Certainly, Google's presence could be felt throughout the event, with keynote demonstrations showing Salesforce.com's platform working with Google's APIs.

Most Salesforce.com events focus on the end user and the casual developer who wants to work with the software as service pioneer web forms. This one was different, and looked at some of the service's newer developer-centric features.

Describing the Salesforce.com platform as a "catalyst for change", Benioff walked through the history of the business, pointing out that the founding developers had delivered many of the infrastructure and platform services needed to run applications on demand before Salesforce.com's first contact management tool went public.

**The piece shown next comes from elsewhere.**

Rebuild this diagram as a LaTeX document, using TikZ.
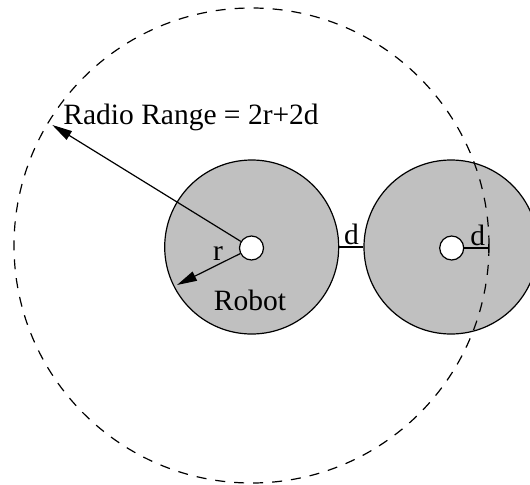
\documentclass[tikz,border=0pt]{standalone}
\usepackage{fontspec}
\setmainfont{Liberation Serif}
\usepackage{tikz}
\usetikzlibrary{positioning,arrows.meta,calc}
\definecolor{cDisk}{HTML}{C0C0C0}
\definecolor{cInk}{HTML}{000000}

\begin{document}
\begin{tikzpicture}[x=0.5pt,y=0.5pt,font=\fontsize{14.75}{17}\selectfont,
      disk/.style={circle,draw=cInk,fill=cDisk,line width=0.6pt,minimum size=87pt,inner sep=0pt},
      hub/.style={circle,draw=cInk,fill=white,line width=0.6pt,minimum size=12pt,inner sep=0pt},
      lbl/.style={inner sep=0pt,text=cInk},
      arr/.style={-{Triangle[length=10pt,width=5pt]},line width=0.6pt,cInk}]
    \useasboundingbox (0,0) rectangle (530,484);
    \clip (0,0) rectangle (530,484);
    \foreach \x/\n in {251.7/L,451/R}
      \node[disk] (disk\n) at (\x,237) {};
    \foreach \x/\n in {251.5/L,451.7/R}
      \node[hub] (hub\n) at (\x,236) {};
    \draw[cInk,line width=0.6pt,dash pattern=on 5pt off 4.5pt] (251.5,238.5) circle[radius=237.5];
    \coordinate (rangeTip) at (52.3,359);
    \coordinate (rTip) at (177,199);
    \coordinate (dTip) at (489.3,236);
    \draw[arr] (hubL) -- (rangeTip);
    \draw[arr] (hubL) -- (rTip);
    \draw[cInk,line width=0.6pt] (diskL.east) -- (diskR.west);
    \draw[cInk,line width=0.6pt,-{Bar[width=4.5pt]}] (hubR) -- (dTip);
    \node[lbl,anchor=base west] (range) at (63,360) {Radio Range = 2r+2d};
    \node[lbl,anchor=base] (rLbl) at (218,224) {r};
    \node[lbl,anchor=base] (robot) at (250,174) {Robot};
    \node[lbl] (dLink) at (351.5,249.5) {d};
    \node[lbl] (dHub) at (477.7,248.2) {d};
  \end{tikzpicture}
\end{document}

Benioff's keynote showed off several applications that had been built on the Salesforce.com AppExchange, and highlighted new features in the Apex development toolset (while hinting at further developer features that would be announced at the company's Dreamforce event in autumn).

If the Google relationship was off the table, Salesforce.com's growing links with Adobe were a big part of the keynote story. Adobe's chief software architect Kevin Lynch showed off Apollo and Flex, along with a set of Apollo applications that had been designed to work with Salesforce.com's APIs.

Lynch was typically enthusiastic about what he referred to as the "native integration of web applications with the desktop computer". Benioff agreed, and pointed out that "once you have a client, you need a server – and that's what Salesforce.com offers".

Part of the keynote, led by EVP Technology Parker Harris and VP developer relations Adam Gross showed off Apex and the Flex developer platform. They also gave some insight into Salesforce.com's own development processes, revealing that agile development methodologies - specifically a modified version of Scrum – are at the heart of how they build their platform.